Corriere della Sera - La Lettura
A scuola con dolcezza e Cobain
Canta un epos liceale del ’96
Settembre 1996, l’ultimo anno di liceo per un gruppo di ragazzi e ragazze dello Scientifico Scacchi di Bari è il banco di prova emotivo per una generazione. Sono adolescenti a loro modo speciali, fin dai nomi e soprannomi che risuonano di immaginario nell’elenco dei diciassette «Personaggi principali» che apre Stupidi e contagiosi, riuscito esordio di Giovanni Za che omaggia nel titolo un celebre verso di Smells Like Teen Spirit dei Nirvana. Ci sono il tennista Alexander, in pagine ispirate da David Foster Wallace, Zeno Mascagni e Svevo Veneziani, Zelda S. che beve gin rickey come Fitzgerald, Alberto Sordi, Carlo XVI Gustavo omonimo del re di Svezia, l’asiatica Kazu Makino della cantante dei Blonde Redhead e diversi altri: tutti, comunque, coinvolti in un racconto corale che tocca le tappe ricorrenti della formazione di tanti ragazzi degli anni Novanta.
Gli amori, la musica, le elezioni dei rappresentanti, l’occupazione della scuola, la gita all’estero, il viaggio di maturità in Europa con il treno Interrail: esperienze che l’autore sa rendere con una certa epica adolescenziale, in bilico tra malinconia e umorismo, grazie a uno stile curato, tanto dettagliato e saturo quanto pronto a esplodere, talvolta, in poesia. Senza smartphone e social, tra audiocassette e diari, la loro colonna sonora è nell’onda lunga della musica grunge: morto suicida Kurt Cobain il 5 aprile 1994, infatti, il genere era andato avanti per alcune stagioni. C’è tanto rock e tanta ansia adolescenziale, ma Za la veste con liberatorie pennate iperboliche. È il caso di Carlo Gustavo, «il più bravo della scuola, della città, dell’universo» e tra i caratteri meglio riusciti del libro: dalla vana guerra con la madre per andare a vedere la band di Seattle a Roma nel ’94, combattuta a colpi di saggi — il materno «La poetica del decadentismo debosciato» contro il suo «Perché non possiamo non dirci cobaniani» —, all’amore per Titta Rosa. Per lei, amata e sofisticata compagna di classe, scrive Minnesang, antichi componimenti lirici in tedesco che la ragazza apprezza, anche se liquida Carlo chiamandolo «Sabbiolino».
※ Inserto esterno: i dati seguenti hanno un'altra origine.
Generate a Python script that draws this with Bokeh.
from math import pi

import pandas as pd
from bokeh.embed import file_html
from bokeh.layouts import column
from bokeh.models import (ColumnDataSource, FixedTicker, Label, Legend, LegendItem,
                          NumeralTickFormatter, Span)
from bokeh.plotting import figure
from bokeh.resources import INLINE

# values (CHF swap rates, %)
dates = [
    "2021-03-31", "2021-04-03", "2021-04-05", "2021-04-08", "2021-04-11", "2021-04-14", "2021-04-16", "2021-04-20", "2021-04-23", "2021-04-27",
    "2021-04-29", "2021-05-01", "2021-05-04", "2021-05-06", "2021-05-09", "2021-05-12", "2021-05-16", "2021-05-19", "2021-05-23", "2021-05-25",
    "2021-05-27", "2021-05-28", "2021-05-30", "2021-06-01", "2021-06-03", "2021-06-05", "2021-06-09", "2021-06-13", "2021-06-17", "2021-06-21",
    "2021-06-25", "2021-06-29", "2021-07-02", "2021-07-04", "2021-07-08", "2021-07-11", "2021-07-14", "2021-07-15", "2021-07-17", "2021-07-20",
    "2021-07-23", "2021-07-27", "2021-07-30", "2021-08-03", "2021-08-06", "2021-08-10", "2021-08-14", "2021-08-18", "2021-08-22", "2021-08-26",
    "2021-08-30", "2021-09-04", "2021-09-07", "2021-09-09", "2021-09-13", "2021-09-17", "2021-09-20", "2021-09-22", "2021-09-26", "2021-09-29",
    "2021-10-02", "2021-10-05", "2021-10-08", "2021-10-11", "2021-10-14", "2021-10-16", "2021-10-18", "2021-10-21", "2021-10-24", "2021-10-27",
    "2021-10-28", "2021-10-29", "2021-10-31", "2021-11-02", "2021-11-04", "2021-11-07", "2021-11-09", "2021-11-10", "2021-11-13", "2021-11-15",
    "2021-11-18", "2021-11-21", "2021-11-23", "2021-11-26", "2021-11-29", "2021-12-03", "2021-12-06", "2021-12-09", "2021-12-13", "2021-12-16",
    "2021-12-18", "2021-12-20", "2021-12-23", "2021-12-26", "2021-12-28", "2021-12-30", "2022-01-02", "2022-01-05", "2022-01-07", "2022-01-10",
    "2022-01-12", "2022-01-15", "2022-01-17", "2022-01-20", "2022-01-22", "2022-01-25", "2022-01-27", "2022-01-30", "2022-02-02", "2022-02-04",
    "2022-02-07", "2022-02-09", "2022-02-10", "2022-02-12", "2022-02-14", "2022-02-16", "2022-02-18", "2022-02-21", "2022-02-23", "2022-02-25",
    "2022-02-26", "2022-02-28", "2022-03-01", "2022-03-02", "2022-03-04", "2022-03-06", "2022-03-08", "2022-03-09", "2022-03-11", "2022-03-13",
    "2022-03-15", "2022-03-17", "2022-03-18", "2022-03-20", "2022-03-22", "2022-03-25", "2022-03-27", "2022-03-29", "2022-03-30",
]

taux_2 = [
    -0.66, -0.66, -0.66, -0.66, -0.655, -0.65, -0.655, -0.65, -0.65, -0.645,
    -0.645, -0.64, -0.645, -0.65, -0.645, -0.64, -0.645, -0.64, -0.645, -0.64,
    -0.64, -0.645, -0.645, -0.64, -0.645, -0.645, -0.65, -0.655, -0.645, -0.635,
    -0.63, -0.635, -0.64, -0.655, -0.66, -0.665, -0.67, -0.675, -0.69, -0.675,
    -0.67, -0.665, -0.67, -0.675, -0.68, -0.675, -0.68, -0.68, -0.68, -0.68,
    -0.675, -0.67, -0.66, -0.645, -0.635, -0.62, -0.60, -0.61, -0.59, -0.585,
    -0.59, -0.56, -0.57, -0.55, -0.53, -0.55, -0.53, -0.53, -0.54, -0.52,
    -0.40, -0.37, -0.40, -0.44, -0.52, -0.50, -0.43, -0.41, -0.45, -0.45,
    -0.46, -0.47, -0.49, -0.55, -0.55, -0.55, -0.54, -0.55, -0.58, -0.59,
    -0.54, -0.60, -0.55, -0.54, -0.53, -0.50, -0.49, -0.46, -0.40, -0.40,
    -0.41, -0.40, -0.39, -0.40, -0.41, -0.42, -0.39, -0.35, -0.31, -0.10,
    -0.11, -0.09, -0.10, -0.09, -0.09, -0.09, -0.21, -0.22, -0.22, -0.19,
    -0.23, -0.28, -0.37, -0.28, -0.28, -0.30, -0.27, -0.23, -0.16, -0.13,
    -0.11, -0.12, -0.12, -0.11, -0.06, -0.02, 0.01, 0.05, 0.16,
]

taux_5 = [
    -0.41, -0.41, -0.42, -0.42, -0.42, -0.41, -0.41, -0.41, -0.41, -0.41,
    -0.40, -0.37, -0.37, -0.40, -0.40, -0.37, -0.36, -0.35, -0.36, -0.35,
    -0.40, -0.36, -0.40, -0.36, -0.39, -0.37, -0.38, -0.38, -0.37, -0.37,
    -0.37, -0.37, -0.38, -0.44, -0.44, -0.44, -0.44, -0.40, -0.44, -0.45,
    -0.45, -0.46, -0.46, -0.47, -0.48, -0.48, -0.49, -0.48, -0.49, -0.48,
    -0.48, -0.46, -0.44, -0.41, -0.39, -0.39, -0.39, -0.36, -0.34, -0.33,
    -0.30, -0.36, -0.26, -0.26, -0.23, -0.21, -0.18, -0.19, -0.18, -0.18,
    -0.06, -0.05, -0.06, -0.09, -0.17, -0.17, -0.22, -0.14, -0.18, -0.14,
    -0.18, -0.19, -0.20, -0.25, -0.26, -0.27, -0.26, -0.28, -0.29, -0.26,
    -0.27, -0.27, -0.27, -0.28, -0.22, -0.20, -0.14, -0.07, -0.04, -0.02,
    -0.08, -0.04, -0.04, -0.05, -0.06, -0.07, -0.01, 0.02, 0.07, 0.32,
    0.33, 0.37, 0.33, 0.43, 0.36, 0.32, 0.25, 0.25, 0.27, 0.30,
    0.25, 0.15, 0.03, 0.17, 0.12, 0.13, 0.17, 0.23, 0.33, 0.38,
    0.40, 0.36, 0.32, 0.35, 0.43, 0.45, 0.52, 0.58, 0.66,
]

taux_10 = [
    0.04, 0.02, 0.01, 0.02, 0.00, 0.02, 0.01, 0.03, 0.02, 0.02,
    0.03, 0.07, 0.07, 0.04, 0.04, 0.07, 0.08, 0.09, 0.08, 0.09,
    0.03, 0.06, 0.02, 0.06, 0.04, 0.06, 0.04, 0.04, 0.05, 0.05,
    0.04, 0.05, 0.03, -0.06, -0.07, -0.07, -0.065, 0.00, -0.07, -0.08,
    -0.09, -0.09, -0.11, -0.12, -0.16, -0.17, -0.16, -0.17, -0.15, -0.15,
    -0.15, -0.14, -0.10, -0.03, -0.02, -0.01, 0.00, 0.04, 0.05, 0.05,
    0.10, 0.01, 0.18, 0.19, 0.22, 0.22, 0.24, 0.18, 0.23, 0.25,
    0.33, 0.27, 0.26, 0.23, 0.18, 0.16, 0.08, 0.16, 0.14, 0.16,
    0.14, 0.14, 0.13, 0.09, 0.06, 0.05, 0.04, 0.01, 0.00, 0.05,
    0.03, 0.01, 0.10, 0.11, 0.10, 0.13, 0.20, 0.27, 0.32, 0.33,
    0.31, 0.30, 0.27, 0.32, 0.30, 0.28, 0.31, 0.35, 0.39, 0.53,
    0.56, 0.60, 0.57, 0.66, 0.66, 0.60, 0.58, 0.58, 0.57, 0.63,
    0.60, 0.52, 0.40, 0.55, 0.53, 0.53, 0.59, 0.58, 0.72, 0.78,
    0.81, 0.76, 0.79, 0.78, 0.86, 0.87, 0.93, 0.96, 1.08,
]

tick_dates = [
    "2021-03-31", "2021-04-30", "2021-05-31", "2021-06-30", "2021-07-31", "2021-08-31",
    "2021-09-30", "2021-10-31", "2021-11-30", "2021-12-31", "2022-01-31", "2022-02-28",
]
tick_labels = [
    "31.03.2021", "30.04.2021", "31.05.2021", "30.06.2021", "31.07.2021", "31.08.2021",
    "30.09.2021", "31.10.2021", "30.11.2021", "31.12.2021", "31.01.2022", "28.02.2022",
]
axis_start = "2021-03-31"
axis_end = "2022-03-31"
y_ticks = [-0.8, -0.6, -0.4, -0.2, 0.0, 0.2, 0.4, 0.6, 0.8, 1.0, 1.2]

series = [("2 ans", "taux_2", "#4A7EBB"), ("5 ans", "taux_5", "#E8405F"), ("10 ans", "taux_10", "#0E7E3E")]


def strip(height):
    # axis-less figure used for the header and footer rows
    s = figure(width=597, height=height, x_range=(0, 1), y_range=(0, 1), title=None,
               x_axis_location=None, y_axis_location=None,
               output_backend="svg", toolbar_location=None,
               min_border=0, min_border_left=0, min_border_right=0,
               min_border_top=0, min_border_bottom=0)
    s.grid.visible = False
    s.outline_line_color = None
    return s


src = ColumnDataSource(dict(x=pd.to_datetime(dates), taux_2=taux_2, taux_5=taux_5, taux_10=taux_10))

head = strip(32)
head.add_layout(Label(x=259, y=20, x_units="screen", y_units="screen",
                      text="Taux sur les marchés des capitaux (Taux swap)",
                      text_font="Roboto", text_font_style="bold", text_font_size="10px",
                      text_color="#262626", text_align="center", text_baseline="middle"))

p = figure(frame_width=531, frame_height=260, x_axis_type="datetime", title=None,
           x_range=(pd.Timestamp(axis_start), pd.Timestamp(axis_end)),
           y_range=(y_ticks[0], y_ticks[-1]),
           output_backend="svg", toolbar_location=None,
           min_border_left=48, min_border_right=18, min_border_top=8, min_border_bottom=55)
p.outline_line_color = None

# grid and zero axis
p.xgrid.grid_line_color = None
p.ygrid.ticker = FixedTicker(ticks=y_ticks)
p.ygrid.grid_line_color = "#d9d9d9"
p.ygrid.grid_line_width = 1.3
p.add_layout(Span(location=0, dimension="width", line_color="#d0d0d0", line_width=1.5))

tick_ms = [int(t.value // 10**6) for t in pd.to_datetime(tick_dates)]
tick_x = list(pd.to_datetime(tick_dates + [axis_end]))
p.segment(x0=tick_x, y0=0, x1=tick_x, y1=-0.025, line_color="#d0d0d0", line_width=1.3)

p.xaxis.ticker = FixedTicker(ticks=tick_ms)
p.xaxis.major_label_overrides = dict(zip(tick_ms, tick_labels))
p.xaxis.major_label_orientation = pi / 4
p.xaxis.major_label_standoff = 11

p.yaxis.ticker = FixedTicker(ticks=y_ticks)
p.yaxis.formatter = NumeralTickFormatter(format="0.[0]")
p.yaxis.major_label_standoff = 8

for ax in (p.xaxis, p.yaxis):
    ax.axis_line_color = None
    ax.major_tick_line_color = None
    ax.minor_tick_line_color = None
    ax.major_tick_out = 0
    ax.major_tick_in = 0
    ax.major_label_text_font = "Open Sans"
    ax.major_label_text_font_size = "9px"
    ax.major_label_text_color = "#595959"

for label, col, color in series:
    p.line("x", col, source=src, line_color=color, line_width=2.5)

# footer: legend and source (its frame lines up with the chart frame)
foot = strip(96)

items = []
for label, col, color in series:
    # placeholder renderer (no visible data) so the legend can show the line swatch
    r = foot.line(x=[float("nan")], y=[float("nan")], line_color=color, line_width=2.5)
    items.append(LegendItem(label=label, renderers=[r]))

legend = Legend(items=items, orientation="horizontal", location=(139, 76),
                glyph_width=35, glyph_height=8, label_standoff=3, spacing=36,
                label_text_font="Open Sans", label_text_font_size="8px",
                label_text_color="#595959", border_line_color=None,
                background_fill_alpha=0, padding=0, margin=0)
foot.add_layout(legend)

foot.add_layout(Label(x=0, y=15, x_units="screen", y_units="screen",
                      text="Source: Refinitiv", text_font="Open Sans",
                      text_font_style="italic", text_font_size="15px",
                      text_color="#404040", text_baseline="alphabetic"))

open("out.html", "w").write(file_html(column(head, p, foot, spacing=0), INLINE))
Altro personaggio chiave è Zeno, un «perdedor rock-grunge-alt-rock» che fonda il gruppo Leuconoe, in omaggio alla IX delle Odi di Orazio, insieme alla compagna Kazu Makino il cui «manifesto» è molto diretto: «Io canto e spacco la faccia ai fighetti». Se il romanzo si presenta nel sottotitolo del frontespizio come «Antologia di sogni e desideri di media-borghesia tardonovecentesca», su quelle speranze, spesso, arriva «l’Elefante Rosa — che si siede sui pensieri e li schiaccia» ovvero una certa depressione che diventa mood generazionale, ben sintetizzato da un altro dei personaggi, Moya: «Abbiamo scelto di non scegliere la vita, abbiamo scelto la frustrazione, di arrivare sempre secondi, ma di sapere che avremmo meritato di essere primi, abbiamo scelto di non provarci e di dare per scontato che no, non andrà, abbiamo scelto di chiederci continuamente cosa vogliamo fare, cosa non possiamo diventare, quanto dobbiamo soffrire».
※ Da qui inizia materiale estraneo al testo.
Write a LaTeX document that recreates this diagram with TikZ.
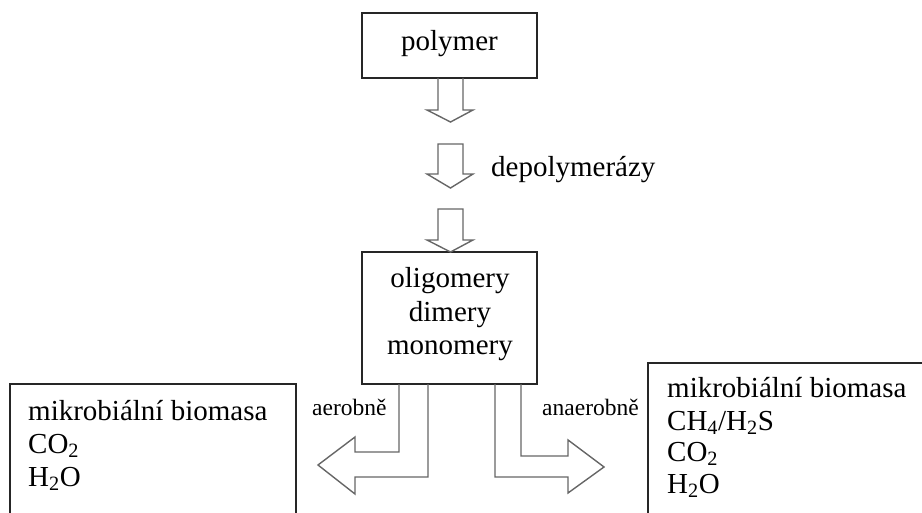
\documentclass[tikz,border=0pt]{standalone}
\usepackage{fontspec}
\setmainfont{Liberation Serif}
\begin{document}
\begin{tikzpicture}[x=1pt,y=-1pt,
  boxline/.style={draw=black!85,line width=1.8pt},
  blockarrow/.style={draw=black!60,line width=1.4pt,line join=miter},
  bigtext/.style={font=\fontsize{29}{33}\selectfont,inner sep=0pt,text=black},
  smalltext/.style={font=\fontsize{23.5}{26}\selectfont,inner sep=0pt,text=black}]
\useasboundingbox (0,0) rectangle (922,513);
\clip (0,0) rectangle (922,513);
% boxes
\node[boxline,minimum width=175pt,minimum height=65pt,inner sep=0pt] (polybox) at (449.5,45.5) {};
\node[bigtext,anchor=base] (polymer) at (449.5,51) {polymer};
\node[boxline,minimum width=175pt,minimum height=132pt,inner sep=0pt] (oligobox) at (449.5,318) {};
\node[bigtext,anchor=base] (oligo) at (450,288) {oligomery};
\node[bigtext,anchor=base] (dimer) at (450,322) {dimery};
\node[bigtext,anchor=base] (monomer) at (450,355) {monomery};
% left product box
\coordinate (lbtl) at (10,384);
\coordinate (lbbr) at (296,540);
\draw[boxline] (lbtl) rectangle (lbbr);
\node[bigtext,anchor=base west] (lmikro) at (28,420) {mikrobiální biomasa};
\node[bigtext,anchor=base west] (lco) at (28,453) {CO\textsubscript{2}};
\node[bigtext,anchor=base west] (lho) at (28,486) {H\textsubscript{2}O};
% right product box
\coordinate (rbtl) at (648,363);
\coordinate (rbbr) at (940,540);
\draw[boxline] (rbtl) rectangle (rbbr);
\node[bigtext,anchor=base west] (rmikro) at (667,397) {mikrobiální biomasa};
\node[bigtext,anchor=base west] (rch) at (667,430) {CH\textsubscript{4}/H\textsubscript{2}S};
\node[bigtext,anchor=base west] (rco) at (667,461) {CO\textsubscript{2}};
\node[bigtext,anchor=base west] (rho) at (667,493) {H\textsubscript{2}O};
% down block arrows
\draw[blockarrow] (438,78) -- (438,110) -- (427,110) -- (450.5,122) -- (473,110) -- (463,110) -- (463,78);
\draw[blockarrow] (438,144) -- (438,174) -- (427,174) -- (450.5,188) -- (473,174) -- (463,174) -- (463,144) -- cycle;
\draw[blockarrow] (438,209) -- (438,240) -- (427,240) -- (450.5,252) -- (473,240) -- (463,240) -- (463,209) -- cycle;
\node[bigtext,anchor=base west] (depol) at (491,177) {depolymerázy};
% side block arrows
\draw[blockarrow] (399,384) -- (399,452) -- (355,452) -- (355,437) -- (318,465) -- (355,494) -- (355,477) -- (428,477) -- (428,384);
\draw[blockarrow] (495,384) -- (495,477) -- (568,477) -- (568,493) -- (604,467) -- (568,440) -- (568,456) -- (521,456) -- (521,384);
\node[smalltext,anchor=base west] (aer) at (312,415) {aerobně};
\node[smalltext,anchor=base west] (anaer) at (542,415) {anaerobně};
\end{tikzpicture}
\end{document}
Sopra questa traccia d’animo, il narratore onnisciente crea instancabile un altro mondo che mitizza certi episodi scolastici: dall’occupazione della scuola che si realizza quando «un gruppo di sciamannati prende il Palazzo d’Inverno» ai ricorrenti «aedi» che tramandano le voci di corridoio, a certe cotte irrisolte come nella notte in hotel in cui Zelda e il compagno di classe Mastarna «si addormentarono masticando parole di comprensione e tenerezza». A disperdere le trame di tanti destini prima dell’Università è la vacanza europea dopo gli esami che, fin dal titolo dell’ultimo dei sedici capitoli, ha il tono di un addio: «Le stelle ora sono morte». Za firma un’opera che porta con sé i sapori di un tempo, di un rock scomparso e del sogno fallimentare e romantico ricorrente di chi è cresciuto nell’ombra elettrica del «Santo» Cobain: «Bisogna sabotare l’Impero facendo finta di stare al gioco, per poi smascherare il bluff […]. Farlo marcire da dentro».